Lattimer is someone who easily forms bonds with students and someone who is able to make any student who enters the Cove feel extra welcome because she can understand different people in a different way, Cuff said.
Sitting at the front desk and scanning the IDs of those who enter, Lattimer welcomes all the students and remembers many names and faces. She asks how the student is doing and how their kids and family are. She remembers birthdays, workplaces and class schedules.
“Helping students who are going through what I went through really puts things in perspective. I want to be that person for them. I needed a person and I had quite a few here on campus and just to let them know that someone cares is why I do it. I want students to know they are not alone,” Lattimer said.
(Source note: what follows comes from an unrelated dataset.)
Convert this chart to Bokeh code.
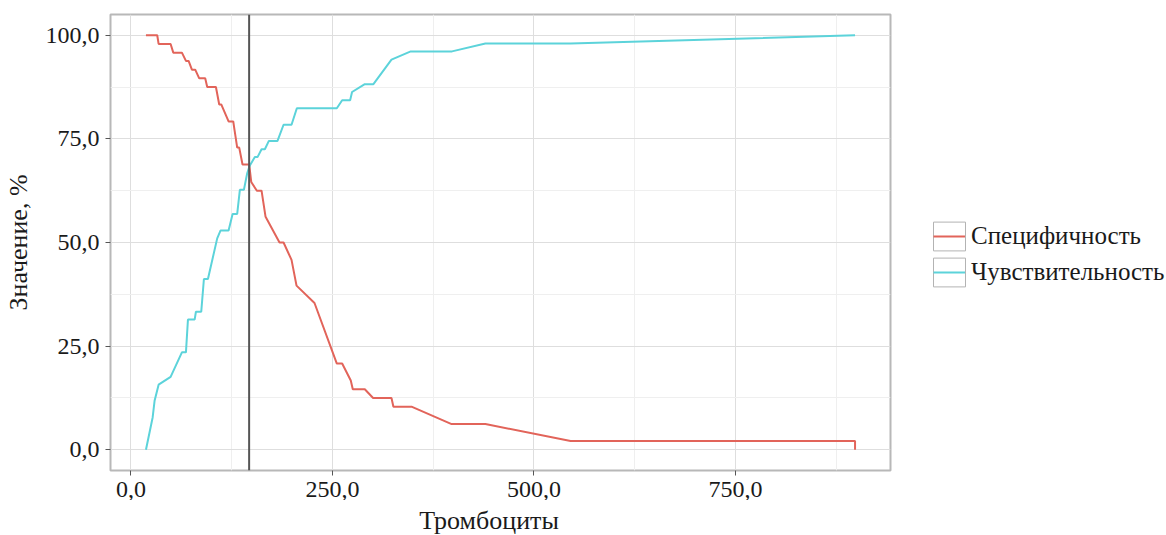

Lattimer believes she went through what she went through so she could help people because she now has a lot of knowledge about diverse situations. She also said believes that in order to better serve and help people there must be a bond and that is why she learns names and stories.
According to Lattimer, the students who have been using the pantry since the opening are the ones she knows the most about and forms the strongest bonds with.
“Megan is the most reliable person and she is always on top of her game. I have known her since she worked in the student center and she has the best customer service skills because of how outgoing she is,” said 33-year-old construction major Mounir Hachem.
When she first started working at OCC she was part of the Catering department in the Student Center. However, she said she is happy at the Cove where her skills are best utilized.
She went from being a single mom who didn’t know where her next meal was coming from to an OCC student employee who assists students by helping them finding their next meal. Now she lives in a two-bedroom apartment with her two children, 14 and 8, who she tells her past struggles to help prevent them from making the same choices she did, she said.
“Most people just need a chance. I know I did and I had a lot of people take a chance on me. That is why I fight so hard to never let them down,” Lattimer said. “People struggling need to know that it doesn’t have to be your life. You can change and it might be a lot of effort but it’s worth it.”